Sarte al lavoro in Kazakhstan (Wikimedia commons)

La socialità, intesa come la consuetudine a vivere in comunità più o meno ampie, fonte principale della formazione delle identità dei singoli individui, e l’abitudine a pensare secondo un “noi” collettivo, sono andate evolvendosi nel nostro cervello nei millenni, per cui siamo sopravvissuti fino ad oggi, originati da quei remoti progenitori Homo Sapiens che hanno saputo sviluppare al meglio la capacità di organizzazione e coesione sociale. La coppia maschio/femmina, stabile anche nella cura e nella crescita della prole, ha favorito questa coesione, in quanto vantaggiosa per la sopravvivenza della specie umana.

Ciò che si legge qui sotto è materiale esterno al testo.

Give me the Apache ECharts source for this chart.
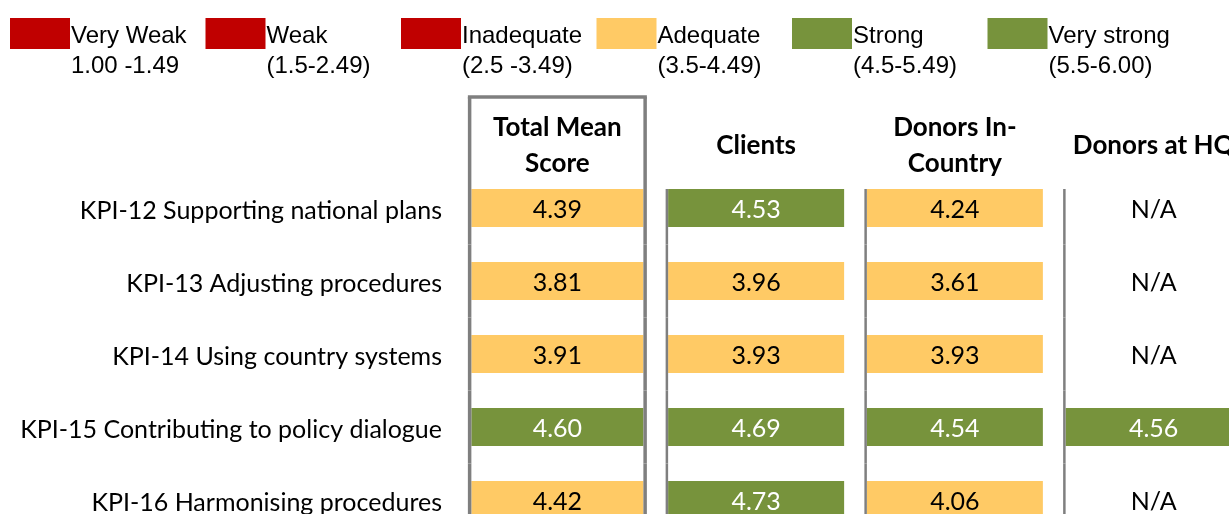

Dipendente di un supermercato al lavoro (cr. Alpina8 Wikimedia commons) 

Ma c’è un’altra domanda che, a questo punto, sorge spontanea: è implicata la genetica anche nella predisposizione ad amare e a prendersi cura della famiglia, tipica della donna?  Perché la donna ha meno “paura d’amare” e di mostrare i propri sentimenti, rispetto all’uomo? Perché è più aperta all’essere che attratta dall’avere? O prevalgono la cultura, la sensibilità, la consuetudine alla dedizione e alla cura?                                                                                 

L’identità femminile, per il maschio, può rappresentare l’idea inquietante di un altro tipo di libertà? Per questo, diverse società, culture e religioni hanno ostracizzato l’idea di donna libera, autonoma, con pari dignità rispetto all'uomo, non necessariamente solo madre e moglie dedita alla famiglia e alla casa. E incoraggiato lo stereotipo della donna come oggetto sessuale. Lo si vede, ad esempio, nella pubblicità in cui, accanto all’oggetto del desiderio maschile, ad esempio un nuovo modello di automobile, viene posto il corpo di giovani donne, belle, provocanti e sessualmente desiderabili.

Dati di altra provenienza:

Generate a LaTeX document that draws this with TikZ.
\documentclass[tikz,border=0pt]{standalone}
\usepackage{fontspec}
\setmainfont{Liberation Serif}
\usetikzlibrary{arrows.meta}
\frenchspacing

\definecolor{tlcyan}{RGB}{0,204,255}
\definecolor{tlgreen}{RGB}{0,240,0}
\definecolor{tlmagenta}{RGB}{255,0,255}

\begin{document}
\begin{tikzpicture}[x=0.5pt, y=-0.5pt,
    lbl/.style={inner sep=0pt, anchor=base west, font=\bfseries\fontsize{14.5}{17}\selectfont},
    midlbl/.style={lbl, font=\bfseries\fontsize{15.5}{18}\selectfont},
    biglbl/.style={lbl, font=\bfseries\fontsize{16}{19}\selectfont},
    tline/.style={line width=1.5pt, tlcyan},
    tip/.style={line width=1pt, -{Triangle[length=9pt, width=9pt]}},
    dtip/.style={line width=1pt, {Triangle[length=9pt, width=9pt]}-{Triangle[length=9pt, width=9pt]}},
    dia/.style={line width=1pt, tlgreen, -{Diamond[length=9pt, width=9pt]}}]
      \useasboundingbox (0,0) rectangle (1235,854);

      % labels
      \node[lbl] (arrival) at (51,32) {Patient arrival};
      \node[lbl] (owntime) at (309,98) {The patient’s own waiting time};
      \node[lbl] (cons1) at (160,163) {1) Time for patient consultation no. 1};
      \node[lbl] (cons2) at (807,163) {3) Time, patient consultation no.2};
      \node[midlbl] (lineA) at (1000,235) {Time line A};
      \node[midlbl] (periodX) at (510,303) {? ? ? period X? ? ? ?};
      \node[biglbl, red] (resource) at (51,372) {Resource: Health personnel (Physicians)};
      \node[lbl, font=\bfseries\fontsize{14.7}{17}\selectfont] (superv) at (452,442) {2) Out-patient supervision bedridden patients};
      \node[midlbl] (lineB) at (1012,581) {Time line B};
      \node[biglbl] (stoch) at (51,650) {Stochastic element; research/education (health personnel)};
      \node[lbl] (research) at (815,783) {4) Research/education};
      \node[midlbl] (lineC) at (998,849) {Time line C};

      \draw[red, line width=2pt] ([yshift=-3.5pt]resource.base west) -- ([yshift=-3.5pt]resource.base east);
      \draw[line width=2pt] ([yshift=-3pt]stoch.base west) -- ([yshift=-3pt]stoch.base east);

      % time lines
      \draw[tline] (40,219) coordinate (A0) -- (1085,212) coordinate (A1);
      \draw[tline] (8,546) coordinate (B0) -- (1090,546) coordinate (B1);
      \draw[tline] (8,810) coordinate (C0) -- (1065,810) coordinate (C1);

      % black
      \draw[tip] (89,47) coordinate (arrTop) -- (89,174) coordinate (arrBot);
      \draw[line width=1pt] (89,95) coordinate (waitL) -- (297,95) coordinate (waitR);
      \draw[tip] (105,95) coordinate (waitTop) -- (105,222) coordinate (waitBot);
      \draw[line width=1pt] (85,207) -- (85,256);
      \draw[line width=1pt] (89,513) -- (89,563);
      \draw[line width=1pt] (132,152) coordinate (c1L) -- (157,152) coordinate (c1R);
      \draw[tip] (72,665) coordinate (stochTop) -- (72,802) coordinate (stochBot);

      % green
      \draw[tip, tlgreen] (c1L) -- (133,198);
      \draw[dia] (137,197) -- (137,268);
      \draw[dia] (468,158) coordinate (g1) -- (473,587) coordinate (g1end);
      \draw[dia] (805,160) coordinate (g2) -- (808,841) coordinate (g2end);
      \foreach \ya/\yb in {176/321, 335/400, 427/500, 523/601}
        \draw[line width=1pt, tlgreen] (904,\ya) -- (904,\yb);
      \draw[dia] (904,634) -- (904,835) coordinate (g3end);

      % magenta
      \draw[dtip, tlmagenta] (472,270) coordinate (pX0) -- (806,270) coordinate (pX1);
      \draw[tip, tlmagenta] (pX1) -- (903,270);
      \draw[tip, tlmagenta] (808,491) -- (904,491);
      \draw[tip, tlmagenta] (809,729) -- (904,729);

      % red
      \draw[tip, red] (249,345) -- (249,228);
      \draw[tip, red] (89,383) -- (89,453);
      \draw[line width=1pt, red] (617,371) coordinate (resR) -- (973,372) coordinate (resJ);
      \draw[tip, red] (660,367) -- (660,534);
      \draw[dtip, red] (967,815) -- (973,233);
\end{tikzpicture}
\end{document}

Nel medioevo la donna, fuori dalla maternità e dalla cura del marito, dei figli e della casa, era la strega da torturare e bruciare sul rogo. Era una proprietà del maschio, normata da leggi maschili.

Oggi, per fortuna, roghi non se ne accendono più e sono sempre meno le donne che accettano di farsi insegnare dagli uomini cosa sia una donna e che chiedono che i loro “no” siano dei veri “no”.

*Cromosoma: struttura contenuta nel nucleo di ogni cellula, composta da un lunghissimo filamento di Dna, che porta il patrimonio genetico dell’organismo, e che si trasferisce alle generazioni successive, ricombinandosi. Negli esseri umani le cellule ne contengono 46, organizzati in 23 coppie, di cui una è costituita da due cromosomi sessuali: X e Y.